Roll-on/roll-off (ro-ro) carriers Hoegh Autoliners and Wallenius Wilhelmsen Logistics (WWL) currently bring in wind components manufactured in Asia, secured to roll trailers, and bound for a GE production facility based in nearby Pensacola, Florida.
“Go on the docks after the ship arrives and you’ll see a whole field of these roll trailers,” Lyons said. “They assemble the hubs in Pensacola and then you see the loaded lowboy trailers coming back across the Cochrane Bridge [just north of the port] to I-65 to head west to wherever the wind farm is.” Airbus uses a chartered ro-ro service to bring in six planes’ worth of components monthly from Europe to its assembly line at Brookley Field, near the port.
Mobile handled 4.99 million tons (4.53 million metric tons) of breakbulk steel during 2018, down 8.39 percent from 2017’s 5.45 million tons. Inbound steel slabs headed for the AM/NS carbon steel mill at Calvert, Alabama, are barged upriver after discharge to the port’s purpose-built, magnetized steel-handling berth at Pinto Island.
Finnish stainless steel manufacturer Outokumpu also owns a mill in Calvert and imports and exports through Mobile. AM/NS serves automotive, construction, pipe and tube, service center, and appliance/HVAC industries in the North American Free Trade Agreement (NAFTA) market. Outokumpu Calvert’s technically advanced stainless mill produces the only 72-inch sheet and coil made in the NAFTA region. As another result of the tariffs and various retaliatory measures, the port has lost business shipping steel coils into Europe and stainless steel into Mexico, where it was finished and used in appliances that were then sold back into the United States.
“We’ve seen some very definite impacts,” Lyons said. “I remain very much opposed to our trade policies and the way we are conducting them. I don’t think it’s good for our economy. It may be good for a few segments — some of our steel producer customers like it — but for anyone who uses steel, it’s bad.”
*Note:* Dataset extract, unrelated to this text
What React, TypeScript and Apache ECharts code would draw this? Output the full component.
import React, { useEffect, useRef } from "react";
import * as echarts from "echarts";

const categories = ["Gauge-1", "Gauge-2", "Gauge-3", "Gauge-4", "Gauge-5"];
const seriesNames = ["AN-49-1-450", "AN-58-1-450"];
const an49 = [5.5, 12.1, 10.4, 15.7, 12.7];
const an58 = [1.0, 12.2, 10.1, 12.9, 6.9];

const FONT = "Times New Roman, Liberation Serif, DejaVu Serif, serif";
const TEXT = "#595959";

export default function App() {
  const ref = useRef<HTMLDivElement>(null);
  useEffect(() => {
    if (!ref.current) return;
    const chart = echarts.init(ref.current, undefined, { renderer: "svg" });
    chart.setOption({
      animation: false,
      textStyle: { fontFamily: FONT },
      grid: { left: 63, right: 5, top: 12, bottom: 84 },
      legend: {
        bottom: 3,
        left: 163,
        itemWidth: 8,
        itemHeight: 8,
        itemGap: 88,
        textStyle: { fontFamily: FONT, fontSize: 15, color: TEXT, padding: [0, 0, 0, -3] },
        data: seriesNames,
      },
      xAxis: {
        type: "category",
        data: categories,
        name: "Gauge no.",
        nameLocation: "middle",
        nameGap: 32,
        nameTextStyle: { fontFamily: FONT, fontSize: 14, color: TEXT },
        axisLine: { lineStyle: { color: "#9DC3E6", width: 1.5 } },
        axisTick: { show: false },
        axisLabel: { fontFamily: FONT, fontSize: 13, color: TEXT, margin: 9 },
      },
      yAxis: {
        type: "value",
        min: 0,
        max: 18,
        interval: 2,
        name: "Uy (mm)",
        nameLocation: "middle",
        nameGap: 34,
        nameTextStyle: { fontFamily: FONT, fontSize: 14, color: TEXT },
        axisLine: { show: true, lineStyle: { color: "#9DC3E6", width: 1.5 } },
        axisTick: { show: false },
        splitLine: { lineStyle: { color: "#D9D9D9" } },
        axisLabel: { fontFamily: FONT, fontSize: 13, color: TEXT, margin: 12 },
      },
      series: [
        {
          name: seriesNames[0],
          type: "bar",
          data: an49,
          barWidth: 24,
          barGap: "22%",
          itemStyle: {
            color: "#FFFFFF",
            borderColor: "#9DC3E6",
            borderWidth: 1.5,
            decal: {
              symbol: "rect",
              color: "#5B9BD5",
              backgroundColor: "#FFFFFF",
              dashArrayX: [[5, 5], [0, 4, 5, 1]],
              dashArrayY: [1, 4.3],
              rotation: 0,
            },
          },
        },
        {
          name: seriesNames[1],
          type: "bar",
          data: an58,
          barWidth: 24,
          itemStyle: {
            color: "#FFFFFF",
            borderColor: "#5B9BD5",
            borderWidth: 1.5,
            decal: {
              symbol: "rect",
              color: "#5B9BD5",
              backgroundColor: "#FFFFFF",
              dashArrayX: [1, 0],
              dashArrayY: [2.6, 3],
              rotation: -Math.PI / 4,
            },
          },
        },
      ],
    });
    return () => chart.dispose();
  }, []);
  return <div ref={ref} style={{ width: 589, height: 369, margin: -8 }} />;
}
Forest products, a traditional export cargo for the entire southeast, including Mobile, continues to shift into containers, Lyons said. “We still have one breakbulk service from northern Europe (G2 Ocean) that takes back forest products ... [but] traditional cargoes like wood pulp are going into containers. We used to see a lot of little ships that went into places like Venezuela and carried wood pulp. We just don’t see that at all any more. The only lumber we still see in breakbulk form is into the Caribbean basin.”
Mobile, built in 1928, struggles with the challenges of being a relatively old port, hemmed in by the city to the west and an immense river delta to the north. Some general cargo piers that need rehabbing still have wooden bulkheads, so in order to utilize them, the docks will have to be taken up and the pilings redriven, Lyons said.
Working to standard will cost $40 million plus, “and you have to do that with cash,” Lyons said. “You can’t finance it. When you put together a new deal — a steel terminal, a ro-ro terminal — you can take that to the bonding committee and say we’ll pay this off with cash flow,” but ports can’t do that with maintenance and rehab projects.